Noah Hawley, le créateur de la série, a fait un choix radical : Wendy n'est pas juste une guerrière aguerrie (avec des capacités surhumaines) mais la conscience d'une enfant en phase terminale, transférée dans un corps de synthétique adulte. "Il y a eu quelques inquiétudes à ce sujet avec FX [le diffuseur original, ndlr] au début", confie le créateur à Radio Times. "Je pense que quand on pense aux enfants dans des corps d'adultes, on pense à Will Ferrell. Mais les enfants sont en fait assez gracieux, nobles et réfléchis."
Cette approche déstabilisante interroge notre rapport à l'humanité : qu'est-ce qui nous définit vraiment ? L'enveloppe corporelle ou la conscience qui l'habite ? Là où Ripley incarnait la survie par la force, Wendy questionne l'existence par la vulnérabilité. C'est philosophiquement vertigineux et narrativement risqué.
Une série qui ne peut pas être un film
Hawley l'explique parfaitement à Radio Times : "Fondamentalement, un film Alien est une histoire de survie de deux heures dans laquelle une ou deux personnes vont vivre. Et une série télévisée ne peut pas être ça." Il fallait donc repenser l'ADN de la franchise pour l'adapter au format sériel.
Le créateur a d'abord construit son histoire sans les xénomorphes, créant un récit autonome avant de réintroduire les créatures emblématiques. Le résultat ? Une œuvre qui conserve l'horreur et l'angoisse des films tout en développant une mythologie complexe sur plusieurs heures.
Une esthétique au double visage : quand 1979 rencontre 2120
Les trente premières minutes du pilote sont un véritable tour de force. À bord du USCSS Maginot, on se croirait dans le film secret que Ridley Scott aurait tourné en parallèle du premier Alien. La reproduction du vaisseau est d'un réalisme saisissant, le grain de l'image identique à celui de 1979. Même les acteurs semblent sortir tout droit des années 70, par leur physique et leur allure.
Cette fidélité n'est pas du fétichisme : c'est un choix artistique fort. Comme l'explique le chef décorateur Andy Nicholson dans le dossier de presse de la série : "Nous avons regardé le futur tel qu'il était perçu en 1979 par l'artiste qui l'avait imaginé à l'époque et nous avons pris cela comme base." Un rétro-futurisme assumé qui fonctionne parfaitement.
Quand l'action se déplace sur Terre, la série assume un style différent, évoquant immédiatement Blade Runner - notamment avec le personnage de Timothy Olyphant qui déambule avec ses cheveux blancs peroxydés et son âme de robot qui trahit parfois des humeurs.
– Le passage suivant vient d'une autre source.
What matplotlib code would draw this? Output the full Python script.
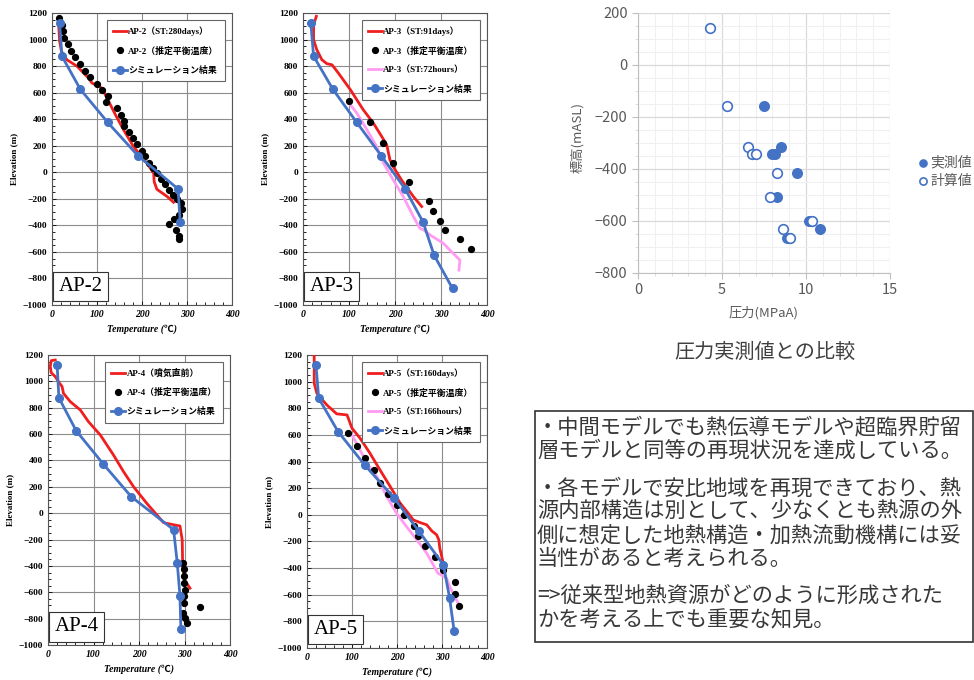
import numpy as np
import matplotlib.pyplot as plt
from matplotlib.ticker import MultipleLocator, AutoMinorLocator
from matplotlib.patches import Rectangle

SERIF = ['Liberation Serif', 'Noto Sans CJK JP']
JP = ['Noto Sans CJK JP', 'DejaVu Sans']

RED = '#F01E1E'
BLUE = '#4472C4'
PINK = '#FF9CF2'

# simulation result elevations (same for every well)
sim_elev = [1125, 875, 625, 375, 125, -125, -375, -625, -875]

# AP-2
ap2_st_t = [15, 17, 21, 33, 56, 81, 89, 111, 126, 141, 159, 181, 211, 226, 227, 233, 256, 270]
ap2_st_z = [1100, 986, 911, 848, 798, 710, 672, 634, 534, 433, 320, 194, 68, -7, -70, -128, -183, -226]
ap2_eq_t = [16, 22, 24, 27, 36, 42, 52, 63, 74, 84, 100, 110, 124, 121, 144, 153, 161, 161, 170,
            180, 189, 199, 207, 215, 224, 233, 243, 251, 260, 268, 278, 286, 289, 283, 272, 261,
            275, 283, 283]
ap2_eq_z = [1162, 1112, 1062, 1011, 966, 916, 866, 815, 765, 715, 664, 622, 576, 526, 483, 433,
            390, 345, 300, 257, 212, 164, 119, 73, 31, -7, -50, -90, -133, -170, -203, -233,
            -276, -321, -354, -392, -434, -479, -502]
ap2_sim_t = [17, 22, 63, 124, 191, 280, 285]

# AP-3
ap3_st_t = [29, 23, 23, 30, 41, 52, 63, 77, 103, 131, 153, 171, 182, 189, 196, 214, 240, 258]
ap3_st_z = [1175, 1112, 999, 923, 848, 818, 810, 747, 622, 471, 370, 270, 207, 94, 43, -57, -183, -258]
ap3_eq_t = [101, 146, 173, 196, 231, 274, 283, 298, 308, 341, 366]
ap3_eq_z = [539, 375, 224, 73, -70, -213, -289, -364, -435, -505, -580]
ap3_72h_t = [103, 117, 139, 160, 175, 196, 218, 240, 254, 262, 276, 305, 326, 341, 339]
ap3_72h_z = [508, 446, 320, 194, 69, -57, -183, -334, -422, -434, -472, -535, -610, -661, -737]
ap3_sim_t = [17, 23, 65, 117, 170, 222, 261, 285, 325]

# AP-4
ap4_st_t = [16, 7, 5, 7, 16, 23, 31, 34, 49, 71, 89, 115, 144, 166, 188, 217, 254, 279, 290,
            295, 296, 300, 312]
ap4_st_z = [1162, 1157, 1112, 1066, 1036, 998, 960, 909, 846, 783, 694, 593, 441, 315, 201, 75,
            -72, -90, -97, -203, -405, -506, -569]
ap4_eq_t = [296, 298, 298, 299, 300, 299, 299, 334, 296, 301, 305]
ap4_eq_z = [-375, -426, -476, -532, -582, -627, -678, -714, -754, -792, -835]
ap4_sim_t = [20, 24, 62, 121, 183, 276, 284, 290, 292]

# AP-5
ap5_st_t = [16, 16, 22, 44, 66, 89, 100, 118, 140, 162, 185, 207, 225, 236, 251, 266, 277, 288,
            293, 295, 299, 301]
ap5_st_z = [1200, 988, 912, 825, 758, 750, 650, 575, 462, 338, 212, 88, 12, -38, -58, -75, -120,
            -150, -188, -250, -308, -338]
ap5_eq_t = [91, 111, 128, 148, 163, 181, 199, 216, 237, 246, 263, 284, 303, 328, 328, 337]
ap5_eq_z = [612, 518, 425, 338, 242, 158, 75, 0, -83, -158, -232, -318, -412, -508, -595, -688]
ap5_166h_t = [100, 114, 133, 155, 177, 199, 221, 244, 266, 291, 310, 317, 332, 339]
ap5_166h_z = [600, 512, 388, 288, 138, 12, -88, -188, -288, -438, -475, -538, -638, -683]
ap5_sim_t = [20, 26, 69, 128, 194, 249, 303, 317, 327]

# pressure comparison
meas_p = [7.49, 8.54, 7.95, 8.15, 9.44, 8.25, 10.15, 10.83, 8.88]
meas_z = [-156, -317, -341, -341, -414, -508, -601, -630, -665]
calc_p = [4.31, 5.27, 6.54, 6.80, 7.05, 8.25, 7.85, 10.37, 8.64, 9.04]
calc_z = [142, -156, -317, -341, -341, -414, -508, -601, -630, -665]

note_lines = [
    "・中間モデルでも熱伝導モデルや超臨界貯留",
    "層モデルと同等の再現状況を達成している。",
    "・各モデルで安比地域を再現できており、熱",
    "源内部構造は別として、少なくとも熱源の外",
    "側に想定した地熱構造・加熱流動機構には妥",
    "当性があると考えられる。",
    "=>従来型地熱資源がどのように形成された",
    "かを考える上でも重要な知見。",
]
note_y = [427, 451, 489, 512, 536, 559, 596, 620]

W, H = 974, 680
fig = plt.figure(figsize=(W / 100, H / 100), dpi=100)


def px_axes(l, t, r, b):
    return fig.add_axes([l / W, 1 - b / H, (r - l) / W, (b - t) / H])


def well_panel(box, name, st, st_label, eq, sim_t, extra=None):
    ax = px_axes(*box)
    ax.plot(st[0], st[1], color=RED, lw=2, label=st_label, zorder=3)
    ax.plot(eq[0], eq[1], 'o', color='black', ms=4.2, label=name + '（推定平衡温度）', zorder=4)
    if extra is not None:
        ax.plot(extra[0], extra[1], color=PINK, lw=2, label=extra[2], zorder=2)
    ax.plot(sim_t, sim_elev[:len(sim_t)], '-o', color=BLUE, lw=2, ms=5.5,
            label='シミュレーション結果', zorder=5)

    ax.set_xlim(0, 400)
    ax.set_ylim(-1000, 1200)
    ax.xaxis.set_major_locator(MultipleLocator(100))
    ax.yaxis.set_major_locator(MultipleLocator(200))
    ax.xaxis.set_minor_locator(AutoMinorLocator(5))
    ax.yaxis.set_minor_locator(AutoMinorLocator(4))
    ax.tick_params(which='both', direction='in', length=3, width=0.6)
    ax.tick_params(which='minor', length=2)
    ax.grid(True, which='major', color='#8c8c8c', lw=0.8)
    for s in ax.spines.values():
        s.set_color('#555555')
        s.set_linewidth(0.8)
    for lab in ax.get_yticklabels():
        lab.set_fontfamily(SERIF)
        lab.set_fontweight('bold')
        lab.set_fontsize(6.8)
    for lab in ax.get_xticklabels():
        lab.set_fontfamily(SERIF)
        lab.set_fontweight('bold')
        lab.set_fontstyle('italic')
        lab.set_fontsize(7)
    ax.set_ylabel('Elevation (m)', family=SERIF, fontweight='bold', fontsize=6.5, labelpad=3)
    ax.set_xlabel('Temperature (℃)', family=SERIF, fontweight='bold', fontstyle='italic',
                  fontsize=7, labelpad=4)
    leg = ax.legend(loc='upper right', bbox_to_anchor=(0.985, 0.99), fancybox=False,
                    prop={'family': SERIF, 'size': 6.4, 'weight': 'bold'}, handlelength=1.6,
                    borderpad=0.7, labelspacing=1.15, handletextpad=0.15, framealpha=1)
    leg.get_frame().set_edgecolor('#666666')
    leg.get_frame().set_linewidth(0.8)
    ax.text(0.035, 0.03, name, transform=ax.transAxes, family=SERIF, fontsize=15,
            ha='left', va='bottom', zorder=6,
            bbox=dict(boxstyle='square,pad=0.25', fc='white', ec='#333333', lw=0.8))
    return ax


well_panel((52, 13, 232, 305), 'AP-2', (ap2_st_t, ap2_st_z), 'AP-2（ST:280days）',
           (ap2_eq_t, ap2_eq_z), ap2_sim_t)
well_panel((303, 13, 487, 305), 'AP-3', (ap3_st_t, ap3_st_z), 'AP-3（ST:91days）',
           (ap3_eq_t, ap3_eq_z), ap3_sim_t, (ap3_72h_t, ap3_72h_z, 'AP-3（ST:72hours）'))
well_panel((48, 355, 230, 645), 'AP-4', (ap4_st_t, ap4_st_z), 'AP-4（噴気直前）',
           (ap4_eq_t, ap4_eq_z), ap4_sim_t)
well_panel((307, 355, 487, 648), 'AP-5', (ap5_st_t, ap5_st_z), 'AP-5（ST:160days）',
           (ap5_eq_t, ap5_eq_z), ap5_sim_t, (ap5_166h_t, ap5_166h_z, 'AP-5（ST:166hours）'))

# pressure chart
axp = px_axes(638, 13, 890, 273)
axp.scatter(meas_p, meas_z, s=48, color=BLUE, edgecolor=BLUE, label='実測値', zorder=3)
axp.scatter(calc_p, calc_z, s=48, facecolor='white', edgecolor=BLUE, linewidth=1.2,
            label='計算値', zorder=4)
axp.set_xlim(0, 15)
axp.set_ylim(-800, 200)
axp.xaxis.set_major_locator(MultipleLocator(5))
axp.yaxis.set_major_locator(MultipleLocator(200))
axp.xaxis.set_minor_locator(MultipleLocator(1))
axp.yaxis.set_minor_locator(MultipleLocator(50))
axp.grid(True, which='major', color='#d9d9d9', lw=0.9)
axp.grid(True, which='minor', color='#f0f0f0', lw=0.8)
axp.set_axisbelow(True)
for k in ('top', 'right'):
    axp.spines[k].set_visible(False)
for k in ('left', 'bottom'):
    axp.spines[k].set_color('#bfbfbf')
axp.tick_params(which='major', length=4, color='#bfbfbf', labelsize=10.5, labelcolor='#595959')
axp.tick_params(which='minor', length=2, color='#d9d9d9')
for lab in axp.get_xticklabels() + axp.get_yticklabels():
    lab.set_fontfamily(JP)
axp.set_xlabel('圧力(MPaA)', family=JP, fontsize=9.5, color='#595959', labelpad=6)
axp.set_ylabel('標高(mASL)', family=JP, fontsize=9.5, color='#595959', labelpad=7)
axp.yaxis.set_label_coords(-0.215, 0.52)
leg = axp.legend(loc='center left', bbox_to_anchor=(1.108, 0.39), frameon=False,
                 prop={'family': JP, 'size': 10}, handlelength=0.8, handletextpad=0.15,
                 labelspacing=0.35, borderpad=0, borderaxespad=0, markerscale=0.75)
for t in leg.get_texts():
    t.set_color('#595959')
fig.text(765 / W, 1 - 352 / H, '圧力実測値との比較', family=JP, fontsize=14.5,
         color='#404040', ha='center', va='center')

# note box
fig.patches.append(Rectangle((535 / W, 1 - 642 / H), 438 / W, 231 / H,
                             transform=fig.transFigure, fill=False, ec='#333333', lw=1.2))
for line, y in zip(note_lines, note_y):
    fig.text(537 / W, 1 - y / H, line, family=JP, fontsize=15.3, color='#383838',
             ha='left', va='center')

fig.savefig('out.png', dpi=100)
Un miroir de nos angoisses contemporaines
Alien: Earth ne se contente pas de ressusciter des monstres emblématiques. La série dresse un portrait glaçant de 2120 où cinq méga-corporations (Prodigy, Weyland-Yutani, Lynch, Dynamic et Threshold) se partagent le contrôle de la Terre.
Boy Kavalier, le jeune PDG de Prodigy interprété par Samuel Blenkin, évoque irrésistiblement les Mark Zuckerberg de notre époque : un génie au QI hors normes mais à l'intelligence émotionnelle quasi-nulle, capable de révolutionner le monde sans en mesurer les conséquences morales.
La série interroge nos rapports à la technologie et à l'intelligence artificielle avec une acuité troublante. Que se passe-t-il quand la conscience humaine devient transférable ? Quand la mort n'est plus définitive ? Ces questions résonnent d'autant plus fort à l'heure où l'IA commence à questionner notre propre rapport à l'humanité.
Un terrain de jeu fascinant mais dense
Sur les trois premiers épisodes qu'on a vus, Alien: Earth pose énormément de questions - peut-être trop. L'univers est d'une richesse folle, les enjeux philosophiques vertigineux, les références multiples. On sent parfois que Noah Hawley déborde d'idées, il multiplie les pistes de réflexion au risque de perdre certains spectateurs en route.
Mais c'est aussi ce qui rend la série passionnante : elle ne se contente pas de recycler une franchise culte, elle la réinvente complètement. Entre horreur viscérale, anticipation politique et questionnements existentiels, Alien: Earth propose un cocktail hybride, comme son héroïne, qui mérite qu'on s'y plonge, quitte à se perdre dans ses méandres narratifs.
Alien: Earth est disponible sur Disney+ depuis le 13 août, avec les deux premiers épisodes. Un nouvel épisode chaque mercredi.